# Kenshiro vs. Akuma



## Endless Mike (Nov 5, 2008)

Vs.



How this goes?


----------



## Grandmaster Kane (Nov 6, 2008)

Akuma has a nice range and strength advantage but hiw would he survive

TA-TA-TA-TA-TA-TA-TA-TA-TA-TA-TA-TA-TA-TA-TA-TA


Etc


----------



## Aokiji (Nov 6, 2008)

Yaeh, cuz AH TATATATATATATATATATATATATATATATATA is his most idangerous attack.

Muso Tensei. 

shit, I hat it when characters win all their battles with techniques they just learned like shortly before the manga ended and they never immediately if in characters.


----------



## Kamen Rider Ryoma (Nov 6, 2008)

Aokiji said:


> Yaeh, cuz AH TATATATATATATATATATATATATATATATATA is his most idangerous attack.
> 
> Muso Tensei.
> 
> shit, I hat it when characters win all their battles with techniques they just learned like shortly before the manga ended and they never immediately if in characters.

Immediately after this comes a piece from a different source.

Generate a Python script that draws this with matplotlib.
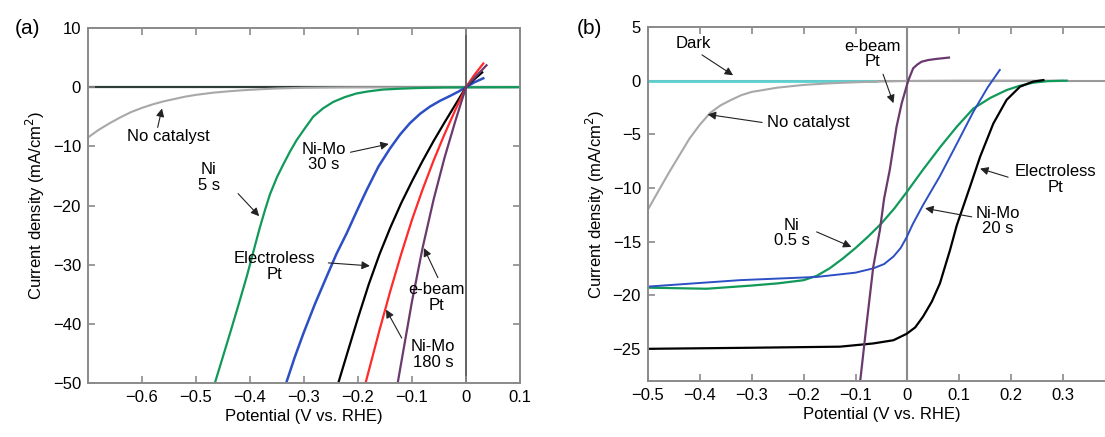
import numpy as np
import matplotlib.pyplot as plt

plt.rcParams['font.family'] = ['Liberation Sans', 'DejaVu Sans']
plt.rcParams['font.size'] = 12

# ---- panel (a) data, potential (V vs RHE) / current density (mA/cm2)
nocat_a_v = [-0.7, -0.68, -0.66, -0.64, -0.62, -0.6, -0.58, -0.56, -0.54, -0.52, -0.5,
             -0.47, -0.44, -0.41, -0.38, -0.35, -0.3, -0.25, -0.2, 0.1]
nocat_a_j = [-8.5, -7.2, -6.1, -5.1, -4.2, -3.5, -2.9, -2.4, -2.0, -1.6, -1.3,
             -0.95, -0.7, -0.5, -0.35, -0.22, -0.1, -0.05, -0.02, 0]
ni_a_v = [-0.465, -0.451, -0.437, -0.421, -0.406, -0.392, -0.382, -0.372, -0.363, -0.35,
          -0.338, -0.326, -0.314, -0.298, -0.283, -0.265, -0.246, -0.225, -0.203, -0.18,
          -0.153, -0.12, -0.091, -0.04, 0.1]
ni_a_j = [-50, -45.8, -41.6, -36.7, -32, -27.2, -23.8, -20.7, -18.1, -15.2,
          -13.0, -10.9, -9.0, -6.9, -5.0, -3.6, -2.5, -1.7, -1.07, -0.7,
          -0.4, -0.25, -0.15, -0.05, 0]
nimo30_a_v = [-0.333, -0.317, -0.301, -0.28, -0.258, -0.24, -0.221, -0.2, -0.184, -0.162,
              -0.141, -0.122, -0.104, -0.085, -0.067, -0.048, -0.03, -0.014, 0.0, 0.015, 0.032]
nimo30_a_j = [-50, -45.6, -41.6, -36.7, -32, -28.2, -24.7, -20.5, -17.4, -13.4,
              -10.4, -8.0, -6.1, -4.5, -3.3, -2.3, -1.5, -0.75, 0, 0.8, 1.5]
elpt_a_v = [-0.2365, -0.22, -0.2, -0.18, -0.16, -0.14, -0.12, -0.1, -0.08, -0.06,
            -0.04, -0.02, 0.0, 0.015, 0.03]
elpt_a_j = [-50, -45.0, -39.0, -33.3, -28.2, -23.7, -19.6, -15.9, -12.4, -9.1,
            -6.0, -3.0, 0, 1.3, 2.5]
nimo180_a_v = [-0.186, -0.16, -0.14, -0.12, -0.1, -0.08, -0.06, -0.04, -0.02, 0.0, 0.015, 0.032]
nimo180_a_j = [-50, -41.0, -34.4, -28.2, -22.4, -17.2, -12.4, -8.0, -3.9, 0, 2, 4]
ebeam_a_v = [-0.1265, -0.12, -0.1, -0.08, -0.06, -0.04, -0.02, 0.0, 0.02, 0.038]
ebeam_a_j = [-50, -46.6, -36.2, -27.0, -19.0, -12.0, -5.8, 0, 2, 3.7]

# ---- panel (b) data
dark_b_v = [-0.5, -0.06]
dark_b_j = [0, 0]
nocat_b_v = [-0.5, -0.48, -0.46, -0.44, -0.42, -0.4, -0.38, -0.36, -0.34, -0.32, -0.3,
             -0.25, -0.2, -0.15, -0.1, -0.05, 0.0, 0.1, 0.2, 0.3]
nocat_b_j = [-12, -10.3, -8.6, -7.0, -5.4, -4.1, -3.0, -2.3, -1.8, -1.35, -1.05,
             -0.65, -0.4, -0.25, -0.15, -0.08, -0.03, 0, 0, 0]
ebeam_b_v = [-0.0915, -0.079, -0.066, -0.053, -0.045, -0.034, -0.021, -0.011, 0.0015, 0.011,
             0.019, 0.027, 0.04, 0.055, 0.08]
ebeam_b_j = [-28.2, -22.8, -17.4, -13.9, -11.0, -8.3, -4.3, -2.1, 0, 1.15,
             1.5, 1.76, 1.92, 2.02, 2.15]
ni_b_v = [-0.5, -0.387, -0.3, -0.25, -0.2, -0.175, -0.15, -0.125, -0.1, -0.075,
          -0.05, -0.025, 0.0, 0.03, 0.063, 0.095, 0.127, 0.16, 0.191, 0.215, 0.242, 0.27, 0.307]
ni_b_j = [-19.3, -19.4, -19.1, -18.9, -18.6, -18.2, -17.5, -16.6, -15.6, -14.5,
          -13.3, -11.9, -10.3, -8.3, -6.2, -4.3, -2.6, -1.6, -0.88, -0.5, -0.19, -0.05, 0]
nimo_b_v = [-0.5, -0.323, -0.175, -0.1, -0.066, -0.045, -0.027, -0.013, -0.0015, 0.01,
            0.03, 0.0626, 0.095, 0.127, 0.155, 0.178]
nimo_b_j = [-19.2, -18.6, -18.3, -17.9, -17.5, -17.1, -16.4, -15.6, -14.6, -13.4,
            -11.6, -8.9, -5.9, -2.9, -0.6, 1.0]
elpt_b_v = [-0.5, -0.3, -0.13, -0.066, -0.027, -0.0015, 0.015, 0.03, 0.047, 0.0626,
            0.082, 0.095, 0.1205, 0.14, 0.1655, 0.191, 0.217, 0.242, 0.262]
elpt_b_j = [-25, -24.9, -24.8, -24.5, -24.2, -23.6, -23, -22, -20.6, -18.9,
            -15.8, -13.5, -9.9, -7.1, -4.0, -1.8, -0.56, -0.09, 0.05]

GREEN = '#11995a'
BLUE = '#2c4fc4'
RED = '#ff2a2a'
PURPLE = '#6a3a6e'
GREY = '#a8a8a8'
CYAN = '#5fd0d0'
SPINE = '#8a8a8a'

fig = plt.figure(figsize=(11.05, 4.37), dpi=100)
axa = fig.add_axes([88 / 1105, 1 - 383 / 437, 432 / 1105, 355 / 437])
axb = fig.add_axes([648 / 1105, 1 - 381 / 437, 467 / 1105, 354 / 437])


def style(ax):
    for s in ax.spines.values():
        s.set_color(SPINE)
        s.set_linewidth(1.4)
    ax.tick_params(direction='in', top=True, right=True, length=5,
                   width=1.2, color=SPINE, labelsize=12, pad=5)
    ax.set_xlabel('Potential (V vs. RHE)', fontsize=12, labelpad=3)
    ax.set_ylabel('Current density (mA/cm$^2$)', fontsize=12, labelpad=4)


def note(ax, text, xy, xytext, tail):
    ax.text(xytext[0], xytext[1], text, ha='center', va='center',
            fontsize=12, linespacing=1.05)
    ax.annotate('', xy=xy, xytext=tail,
                arrowprops=dict(arrowstyle='-|>', color='#222222', lw=0.8,
                                mutation_scale=12, shrinkA=0, shrinkB=0))


# panel (a)
axa.axhline(0, color='#2e3e36', lw=1.6, zorder=1)
axa.axvline(0, color='#555555', lw=1.3, zorder=1)
axa.plot(nocat_a_v, nocat_a_j, color=GREY, lw=1.5)
axa.plot(ni_a_v, ni_a_j, color=GREEN, lw=1.6)
axa.plot(nimo30_a_v, nimo30_a_j, color=BLUE, lw=1.8)
axa.plot(elpt_a_v, elpt_a_j, color='black', lw=1.6)
axa.plot(nimo180_a_v, nimo180_a_j, color=RED, lw=1.6)
axa.plot(ebeam_a_v, ebeam_a_j, color=PURPLE, lw=1.6)
axa.set_xlim(-0.7, 0.1)
axa.set_ylim(-50, 10)
axa.set_xticks([-0.6, -0.5, -0.4, -0.3, -0.2, -0.1, 0, 0.1])
axa.set_xticklabels(['−0.6', '−0.5', '−0.4', '−0.3', '−0.2', '−0.1', '0', '0.1'])
axa.set_yticks([-50, -40, -30, -20, -10, 0, 10])
style(axa)

note(axa, 'No catalyst', (-0.563, -3.6), (-0.552, -8.4), (-0.571, -6.8))
note(axa, 'Ni\n5 s', (-0.383, -21.8), (-0.476, -15.3), (-0.422, -18.0))
note(axa, 'Ni-Mo\n30 s', (-0.143, -9.6), (-0.263, -11.8), (-0.214, -11.0))
note(axa, 'Electroless\nPt', (-0.178, -30.2), (-0.354, -30.3), (-0.255, -29.7))
note(axa, 'e-beam\nPt', (-0.078, -27.2), (-0.055, -35.6), (-0.052, -32.2))
note(axa, 'Ni-Mo\n180 s', (-0.148, -37.6), (-0.061, -45.2), (-0.119, -42.4))

# panel (b)
axb.axhline(0, color='#9a9a9a', lw=1.5, zorder=1)
axb.axvline(0, color='#8a8a8a', lw=1.5, zorder=1)
axb.plot(dark_b_v, dark_b_j, color=CYAN, lw=2.0)
axb.plot(nocat_b_v, nocat_b_j, color=GREY, lw=1.5)
axb.plot(ni_b_v, ni_b_j, color=GREEN, lw=1.6)
axb.plot(nimo_b_v, nimo_b_j, color=BLUE, lw=1.4)
axb.plot(elpt_b_v, elpt_b_j, color='black', lw=1.6)
axb.plot(ebeam_b_v, ebeam_b_j, color=PURPLE, lw=1.6)
axb.set_xlim(-0.5, 0.4)
axb.set_ylim(-28, 5)
axb.set_xticks([-0.5, -0.4, -0.3, -0.2, -0.1, 0, 0.1, 0.2, 0.3])
axb.set_xticklabels(['−0.5', '−0.4', '−0.3', '−0.2', '−0.1', '0', '0.1', '0.2', '0.3'])
axb.set_yticks([-25, -20, -15, -10, -5, 0, 5])
style(axb)

note(axb, 'Dark', (-0.336, 0.5), (-0.413, 3.5), (-0.396, 2.4))
note(axb, 'e-beam\nPt', (-0.027, -2.1), (-0.068, 2.5), (-0.047, 0.6))
note(axb, 'No catalyst', (-0.385, -3.15), (-0.191, -3.9), (-0.28, -3.9))
note(axb, 'Electroless\nPt', (0.14, -8.2), (0.286, -9.2), (0.194, -9.0))
note(axb, 'Ni-Mo\n20 s', (0.034, -11.9), (0.175, -13.1), (0.124, -12.7))
note(axb, 'Ni\n0.5 s', (-0.108, -15.5), (-0.223, -14.2), (-0.175, -14.1))

fig.text(28 / 1105, 1 - 29 / 437, '(a)', fontsize=15, ha='center', va='center')
fig.text(589 / 1105, 1 - 28 / 437, '(b)', fontsize=15, ha='center', va='center')

fig.savefig('out.png', dpi=100)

Kenshiro learns Musou Tensei like... in the middle of the manga. And he uses it quite frequently in his major battles too.


----------



## Dio Brando (Nov 6, 2008)

Ryoma Nagare said:


> Kenshiro learns Musou Tensei like... in the middle of the manga. And he uses it quite frequently in his major battles too.



You beat me to it...

I mean there's enough time for Raoh to learn it. And then he tried it against Kaioh. 

When he doesn't use it afterward it usually meant he didn't need it/want it.  

In anycase methinks that ohko + intangibility is something Akuma can't deal with.


----------



## Aokiji (Nov 6, 2008)

Ryoma Nagare said:


> Kenshiro learns Musou Tensei like... in the middle of the manga. And he uses it quite frequently in his major battles too.





Dio Brando said:


> You beat me to it...
> 
> I mean there's enough time for Raoh to learn it. And then he tried it against Kaioh.
> 
> ...



 Lol.


----------



## Kamen Rider Ryoma (Nov 6, 2008)

Dio Brando said:


> In anycase methinks that ohko + intangibility is something Akuma can't deal with.



Doesn't Akuma have similar quasi-intanbility in his teleportation move (just without damage output)? Also an instant kill with Shun Goku Satsu.

Now that I think about it, Gouki is probably based on Kenshiro/Raoh.?


----------



## Aokiji (Nov 6, 2008)

It's probably just gameplay mechanics. 

And he has to grab his opponents to do that. not to mention that you don't get harmed if you're not thinking of evil. But probably, you'd have to purge your mind, which is something Kenshiro won't do for no reason.


----------



## Dio Brando (Nov 6, 2008)

Ryoma Nagare said:


> Doesn't Akuma have similar quasi-intanbility in his teleportation move (just without damage output)? Also an instant kill with Shun Goku Satsu.
> 
> Now that I think about it, Gouki is probably based on Kenshiro/Raoh.?



honestly I don't remember that well. Been years since I've touched SF.


----------



## Aokiji (Nov 6, 2008)

Dio Brando said:


> honestly I don't remember that well. Been years since I've touched SF.



[YOUTUBE]1tTZG5tLiNI[/YOUTUBE]

at 1:00. 

Granted this is M.U.G.E.N. and this is not Gouki, but it's the move Ryoma was talking about.


----------